The same group are also known to operate inside the Gaza Strip, being the main representative for ISIS' interests in the Palestinian conflict. 

Yesterday the group fired rockets in the direction of an airport in the Sinai peninsula used by multinational peacekeeping forces, security sources said, adding that there were no casualties.

The group claimed responsibility for the attack on several Twitter accounts linked to it.

Details of the attack, however, could not be immediately confirmed with some security sources saying the rockets fell inside the airport and others saying they fell outside.

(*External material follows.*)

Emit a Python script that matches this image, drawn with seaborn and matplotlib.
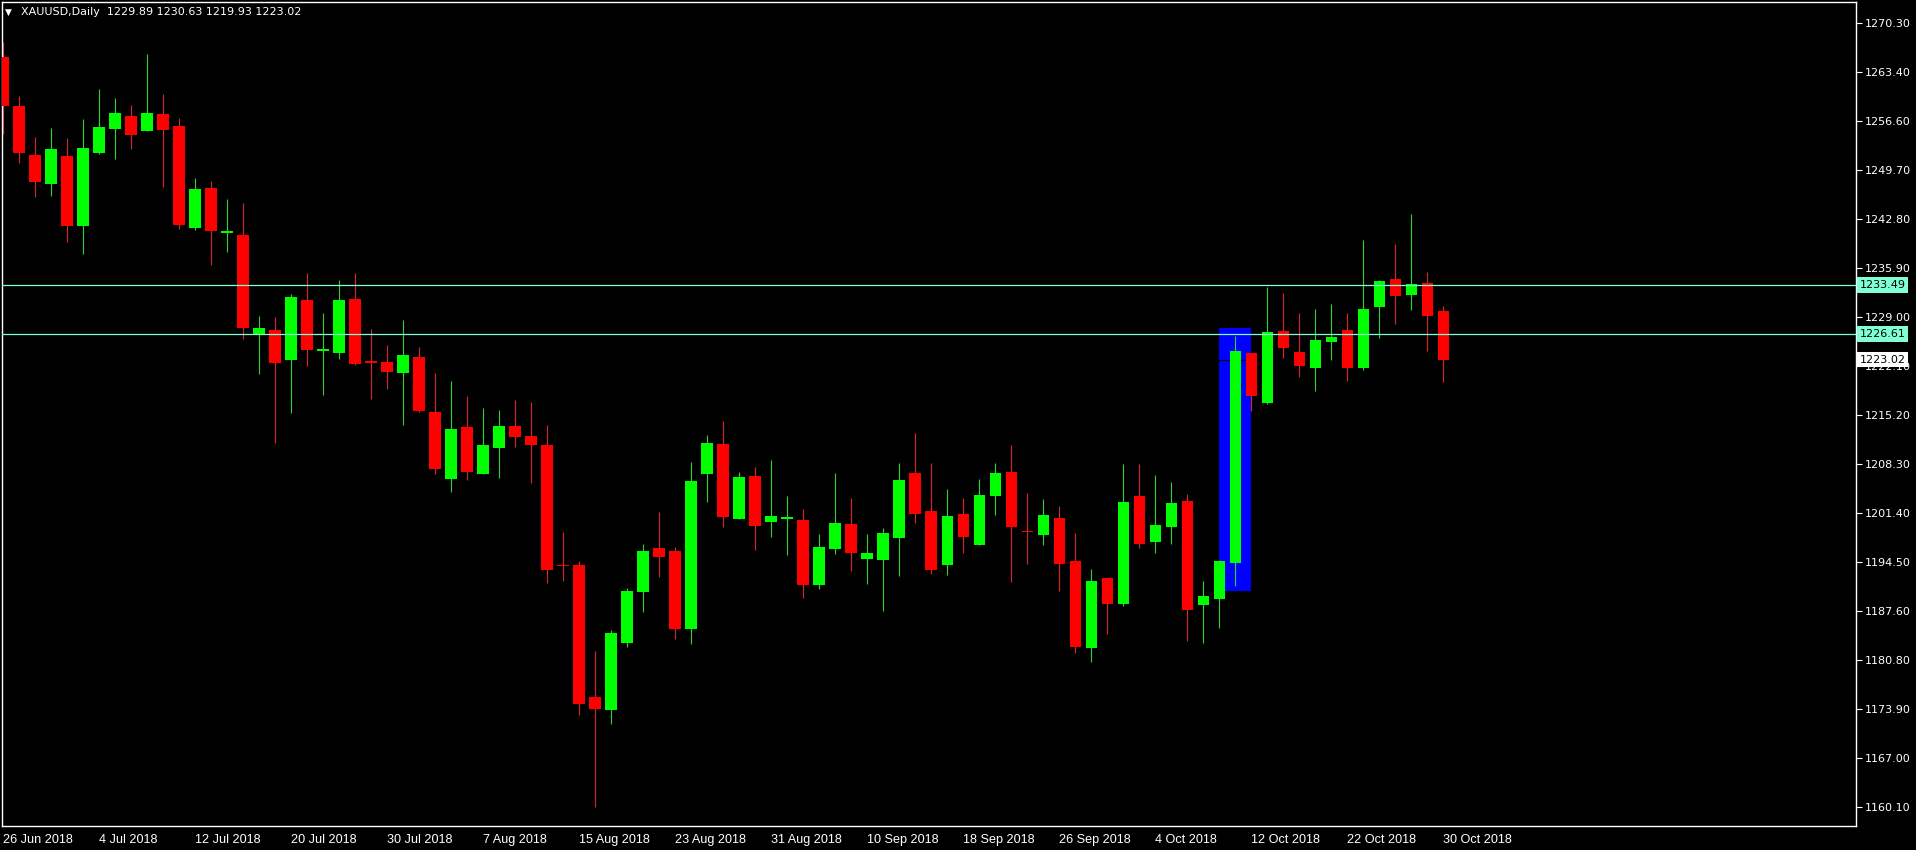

Sinai is where multinational peacekeepers known as the Multinational Force & Observers (MFO) are based. The MFO was created as a result of the 1979 peace treaty between Egypt and Israel.

Egypt's government faces an Islamist insurgency based in Sinai and growing discontent with what critics perceive as heavy-handed security tactics.

Tweets from Twitter accounts linked to Sinai Province claimed responsibility for the last night's attack, saying it came in response to the police arresting a local woman.

ISIS' Sinai branch had so far focused its bombing and shooting attacks on members of Egypt's security forces.

The troops mounted Egypt's toughest crackdown on Islamists after the military removed President Mohamed Mursi of the Muslim Brotherhood from power following mass protests against his rule.

The group also released a recording in May urging attacks against members of the judiciary. 

The recording surfaced days after a court's decision to seek the death penalty for Mursi and followed the state's execution of six members of the cell for an attack on soldiers in Cairo last year.